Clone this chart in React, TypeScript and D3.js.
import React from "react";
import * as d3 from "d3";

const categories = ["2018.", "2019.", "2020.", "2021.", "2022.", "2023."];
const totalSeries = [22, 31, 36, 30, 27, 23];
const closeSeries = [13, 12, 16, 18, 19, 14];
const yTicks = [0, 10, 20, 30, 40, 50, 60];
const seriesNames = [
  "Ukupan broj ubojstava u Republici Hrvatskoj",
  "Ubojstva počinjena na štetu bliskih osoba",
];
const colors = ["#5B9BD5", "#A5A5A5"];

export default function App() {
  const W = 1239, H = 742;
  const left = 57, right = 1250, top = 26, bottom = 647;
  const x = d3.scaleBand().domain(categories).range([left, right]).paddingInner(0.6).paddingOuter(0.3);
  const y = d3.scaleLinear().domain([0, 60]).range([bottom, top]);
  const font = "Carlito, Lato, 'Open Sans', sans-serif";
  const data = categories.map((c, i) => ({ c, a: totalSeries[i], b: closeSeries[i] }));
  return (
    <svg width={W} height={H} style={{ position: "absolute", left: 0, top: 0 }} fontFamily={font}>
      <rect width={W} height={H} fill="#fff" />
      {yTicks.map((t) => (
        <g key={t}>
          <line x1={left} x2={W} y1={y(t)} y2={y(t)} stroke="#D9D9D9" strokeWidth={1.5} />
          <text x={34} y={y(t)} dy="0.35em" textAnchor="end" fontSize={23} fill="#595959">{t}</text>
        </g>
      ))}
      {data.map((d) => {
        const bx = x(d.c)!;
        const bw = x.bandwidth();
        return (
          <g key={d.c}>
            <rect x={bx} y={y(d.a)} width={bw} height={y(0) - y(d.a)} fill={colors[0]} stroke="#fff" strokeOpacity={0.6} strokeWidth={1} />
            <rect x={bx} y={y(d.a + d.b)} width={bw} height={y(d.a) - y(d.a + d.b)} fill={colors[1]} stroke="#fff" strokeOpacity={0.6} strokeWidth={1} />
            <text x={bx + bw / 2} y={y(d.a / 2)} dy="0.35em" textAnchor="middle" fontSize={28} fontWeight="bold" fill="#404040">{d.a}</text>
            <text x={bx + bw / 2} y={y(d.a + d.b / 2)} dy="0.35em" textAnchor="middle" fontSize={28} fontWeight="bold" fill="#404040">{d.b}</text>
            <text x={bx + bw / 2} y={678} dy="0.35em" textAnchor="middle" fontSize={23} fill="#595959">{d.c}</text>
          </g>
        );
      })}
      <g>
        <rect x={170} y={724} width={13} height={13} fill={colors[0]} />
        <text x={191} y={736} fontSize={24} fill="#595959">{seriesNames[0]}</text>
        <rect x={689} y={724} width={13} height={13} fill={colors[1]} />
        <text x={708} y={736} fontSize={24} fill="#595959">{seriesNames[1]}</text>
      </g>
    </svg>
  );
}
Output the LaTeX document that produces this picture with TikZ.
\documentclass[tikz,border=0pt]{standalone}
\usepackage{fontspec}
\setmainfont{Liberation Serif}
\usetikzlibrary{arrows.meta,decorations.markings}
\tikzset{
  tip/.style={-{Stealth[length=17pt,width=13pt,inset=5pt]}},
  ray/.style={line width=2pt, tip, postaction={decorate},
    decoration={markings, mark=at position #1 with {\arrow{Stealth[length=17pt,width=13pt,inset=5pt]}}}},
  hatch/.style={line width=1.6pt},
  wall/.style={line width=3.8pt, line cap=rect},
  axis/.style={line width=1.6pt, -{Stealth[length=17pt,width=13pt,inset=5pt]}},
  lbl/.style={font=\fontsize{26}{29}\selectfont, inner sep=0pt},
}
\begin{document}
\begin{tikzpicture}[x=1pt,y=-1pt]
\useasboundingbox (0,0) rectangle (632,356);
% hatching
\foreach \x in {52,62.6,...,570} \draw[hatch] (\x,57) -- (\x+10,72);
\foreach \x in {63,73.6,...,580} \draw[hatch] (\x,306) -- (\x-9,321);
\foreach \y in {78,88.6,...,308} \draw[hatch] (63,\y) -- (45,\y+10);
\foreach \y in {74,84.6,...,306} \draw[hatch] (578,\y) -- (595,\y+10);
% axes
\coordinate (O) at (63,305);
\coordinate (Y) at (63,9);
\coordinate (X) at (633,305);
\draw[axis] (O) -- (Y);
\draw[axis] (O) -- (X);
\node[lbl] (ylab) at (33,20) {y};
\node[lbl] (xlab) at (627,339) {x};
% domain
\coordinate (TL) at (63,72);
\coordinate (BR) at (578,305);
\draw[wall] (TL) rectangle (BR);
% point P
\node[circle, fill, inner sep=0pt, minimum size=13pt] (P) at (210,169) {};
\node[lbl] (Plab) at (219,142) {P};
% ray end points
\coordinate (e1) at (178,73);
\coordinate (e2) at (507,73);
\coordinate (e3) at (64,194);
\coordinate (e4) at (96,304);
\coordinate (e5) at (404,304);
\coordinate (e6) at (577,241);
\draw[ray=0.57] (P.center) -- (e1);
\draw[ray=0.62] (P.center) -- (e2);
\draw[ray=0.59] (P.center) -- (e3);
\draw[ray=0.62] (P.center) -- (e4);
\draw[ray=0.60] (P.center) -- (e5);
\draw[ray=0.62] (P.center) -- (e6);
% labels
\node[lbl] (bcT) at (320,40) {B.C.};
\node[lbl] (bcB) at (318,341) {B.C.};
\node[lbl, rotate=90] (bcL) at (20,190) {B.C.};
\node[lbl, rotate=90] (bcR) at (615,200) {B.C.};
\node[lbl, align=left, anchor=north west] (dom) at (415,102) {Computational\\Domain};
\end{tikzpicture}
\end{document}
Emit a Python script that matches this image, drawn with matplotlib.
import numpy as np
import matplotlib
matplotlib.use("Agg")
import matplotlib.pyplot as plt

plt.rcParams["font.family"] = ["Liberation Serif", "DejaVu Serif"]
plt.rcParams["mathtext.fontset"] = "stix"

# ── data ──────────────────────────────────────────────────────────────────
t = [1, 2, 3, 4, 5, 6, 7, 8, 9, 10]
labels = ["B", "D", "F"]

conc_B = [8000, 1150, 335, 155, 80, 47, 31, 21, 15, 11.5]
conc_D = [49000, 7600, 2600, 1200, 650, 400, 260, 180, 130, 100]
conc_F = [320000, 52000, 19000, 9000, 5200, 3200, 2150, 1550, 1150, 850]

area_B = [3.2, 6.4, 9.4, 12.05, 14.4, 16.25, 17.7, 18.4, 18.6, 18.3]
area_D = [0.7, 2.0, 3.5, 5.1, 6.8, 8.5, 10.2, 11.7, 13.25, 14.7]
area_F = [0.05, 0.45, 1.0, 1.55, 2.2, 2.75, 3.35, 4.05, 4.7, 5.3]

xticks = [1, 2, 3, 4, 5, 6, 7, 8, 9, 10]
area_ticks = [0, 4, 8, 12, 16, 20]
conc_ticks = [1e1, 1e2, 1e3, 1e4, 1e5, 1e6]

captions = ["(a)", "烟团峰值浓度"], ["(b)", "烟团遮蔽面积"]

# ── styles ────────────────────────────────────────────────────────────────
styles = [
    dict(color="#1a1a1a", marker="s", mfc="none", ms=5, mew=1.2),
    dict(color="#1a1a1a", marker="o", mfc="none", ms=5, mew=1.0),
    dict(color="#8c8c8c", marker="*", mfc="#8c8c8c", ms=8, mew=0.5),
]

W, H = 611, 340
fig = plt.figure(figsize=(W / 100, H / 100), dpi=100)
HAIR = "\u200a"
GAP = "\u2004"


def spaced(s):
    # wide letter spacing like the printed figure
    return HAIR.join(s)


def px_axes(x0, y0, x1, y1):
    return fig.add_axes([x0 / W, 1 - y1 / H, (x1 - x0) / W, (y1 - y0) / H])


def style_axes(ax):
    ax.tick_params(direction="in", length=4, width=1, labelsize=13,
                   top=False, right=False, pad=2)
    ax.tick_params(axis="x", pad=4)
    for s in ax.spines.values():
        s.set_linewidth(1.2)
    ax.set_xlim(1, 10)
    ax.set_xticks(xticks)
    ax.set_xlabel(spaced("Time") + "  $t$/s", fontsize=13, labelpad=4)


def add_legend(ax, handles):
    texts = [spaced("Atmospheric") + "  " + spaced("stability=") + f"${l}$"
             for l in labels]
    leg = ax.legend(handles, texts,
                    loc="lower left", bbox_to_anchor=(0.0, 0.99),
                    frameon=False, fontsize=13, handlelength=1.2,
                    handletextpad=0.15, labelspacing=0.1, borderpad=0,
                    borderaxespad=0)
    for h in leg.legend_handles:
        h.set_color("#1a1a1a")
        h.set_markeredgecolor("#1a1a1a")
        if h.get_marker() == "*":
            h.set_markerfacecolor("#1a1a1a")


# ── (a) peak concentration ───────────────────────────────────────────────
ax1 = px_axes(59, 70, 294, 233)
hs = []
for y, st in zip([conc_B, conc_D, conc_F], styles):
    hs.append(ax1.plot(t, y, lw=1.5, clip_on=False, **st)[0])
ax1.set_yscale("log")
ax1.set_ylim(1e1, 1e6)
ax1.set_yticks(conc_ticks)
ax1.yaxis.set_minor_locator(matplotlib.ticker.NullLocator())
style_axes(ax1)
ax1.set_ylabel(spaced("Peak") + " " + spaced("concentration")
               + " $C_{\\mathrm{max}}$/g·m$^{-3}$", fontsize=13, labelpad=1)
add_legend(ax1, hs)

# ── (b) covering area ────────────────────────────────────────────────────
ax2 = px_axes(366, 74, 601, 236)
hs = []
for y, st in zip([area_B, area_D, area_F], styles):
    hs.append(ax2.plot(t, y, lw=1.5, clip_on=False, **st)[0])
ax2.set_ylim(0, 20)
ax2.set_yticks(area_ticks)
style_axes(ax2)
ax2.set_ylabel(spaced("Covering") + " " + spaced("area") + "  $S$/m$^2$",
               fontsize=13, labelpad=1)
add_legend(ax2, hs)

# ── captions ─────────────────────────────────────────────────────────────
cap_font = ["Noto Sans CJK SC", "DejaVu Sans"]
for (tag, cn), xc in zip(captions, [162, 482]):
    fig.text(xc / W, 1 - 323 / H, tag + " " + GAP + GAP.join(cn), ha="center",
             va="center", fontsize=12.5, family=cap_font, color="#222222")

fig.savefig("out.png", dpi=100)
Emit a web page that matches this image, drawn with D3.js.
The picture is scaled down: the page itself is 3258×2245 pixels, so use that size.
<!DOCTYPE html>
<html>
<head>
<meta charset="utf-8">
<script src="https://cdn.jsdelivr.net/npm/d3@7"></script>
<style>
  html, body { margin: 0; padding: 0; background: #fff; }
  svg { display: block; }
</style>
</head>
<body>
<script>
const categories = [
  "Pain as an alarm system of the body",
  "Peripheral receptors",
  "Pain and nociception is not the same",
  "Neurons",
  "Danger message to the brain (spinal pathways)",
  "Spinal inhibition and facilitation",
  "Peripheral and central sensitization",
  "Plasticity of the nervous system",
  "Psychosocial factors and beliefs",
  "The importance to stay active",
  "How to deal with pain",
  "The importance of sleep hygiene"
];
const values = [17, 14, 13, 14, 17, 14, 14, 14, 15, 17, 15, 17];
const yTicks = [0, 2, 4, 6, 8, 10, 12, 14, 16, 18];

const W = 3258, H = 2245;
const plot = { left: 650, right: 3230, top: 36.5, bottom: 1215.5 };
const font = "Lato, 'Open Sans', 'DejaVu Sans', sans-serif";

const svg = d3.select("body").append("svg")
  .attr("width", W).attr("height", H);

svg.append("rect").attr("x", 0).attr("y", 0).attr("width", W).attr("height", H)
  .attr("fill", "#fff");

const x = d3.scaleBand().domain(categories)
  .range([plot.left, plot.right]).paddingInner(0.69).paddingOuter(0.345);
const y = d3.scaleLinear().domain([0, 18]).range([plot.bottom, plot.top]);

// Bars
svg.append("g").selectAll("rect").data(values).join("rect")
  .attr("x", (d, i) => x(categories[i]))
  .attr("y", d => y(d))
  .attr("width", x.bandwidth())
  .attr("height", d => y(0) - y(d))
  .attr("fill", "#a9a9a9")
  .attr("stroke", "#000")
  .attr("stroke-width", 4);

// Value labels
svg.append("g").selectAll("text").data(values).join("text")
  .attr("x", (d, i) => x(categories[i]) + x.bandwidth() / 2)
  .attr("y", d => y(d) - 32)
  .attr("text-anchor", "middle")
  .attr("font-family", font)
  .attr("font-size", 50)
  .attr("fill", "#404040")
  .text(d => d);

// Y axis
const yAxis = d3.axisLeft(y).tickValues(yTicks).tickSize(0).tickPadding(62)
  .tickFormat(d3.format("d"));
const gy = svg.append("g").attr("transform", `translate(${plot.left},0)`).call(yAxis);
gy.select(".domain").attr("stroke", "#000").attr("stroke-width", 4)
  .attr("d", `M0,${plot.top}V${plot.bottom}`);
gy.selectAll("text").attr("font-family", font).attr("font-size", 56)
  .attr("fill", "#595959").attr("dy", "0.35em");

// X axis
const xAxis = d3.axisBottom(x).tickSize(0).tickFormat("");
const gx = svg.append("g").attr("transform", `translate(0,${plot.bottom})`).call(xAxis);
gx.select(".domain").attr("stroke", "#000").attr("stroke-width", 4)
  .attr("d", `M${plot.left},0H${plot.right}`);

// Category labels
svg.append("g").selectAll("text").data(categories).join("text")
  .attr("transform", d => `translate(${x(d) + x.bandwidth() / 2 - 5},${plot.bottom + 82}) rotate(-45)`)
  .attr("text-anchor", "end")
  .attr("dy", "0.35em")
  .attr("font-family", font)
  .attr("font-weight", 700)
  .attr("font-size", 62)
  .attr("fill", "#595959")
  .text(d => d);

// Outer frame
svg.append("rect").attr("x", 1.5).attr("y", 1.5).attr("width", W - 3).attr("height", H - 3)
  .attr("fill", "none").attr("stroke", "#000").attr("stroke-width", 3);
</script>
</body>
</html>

YOUR OBJECTIVE> Working from the data above, extract solely the lines from the one containing "Emit a Python" through the one containing "1550, 1150, 850]", exactly as they appear, both included.

CORRECT ANSWER>
Emit a Python script that matches this image, drawn with matplotlib.
import numpy as np
import matplotlib
matplotlib.use("Agg")
import matplotlib.pyplot as plt

plt.rcParams["font.family"] = ["Liberation Serif", "DejaVu Serif"]
plt.rcParams["mathtext.fontset"] = "stix"

# ── data ──────────────────────────────────────────────────────────────────
t = [1, 2, 3, 4, 5, 6, 7, 8, 9, 10]
labels = ["B", "D", "F"]

conc_B = [8000, 1150, 335, 155, 80, 47, 31, 21, 15, 11.5]
conc_D = [49000, 7600, 2600, 1200, 650, 400, 260, 180, 130, 100]
conc_F = [320000, 52000, 19000, 9000, 5200, 3200, 2150, 1550, 1150, 850]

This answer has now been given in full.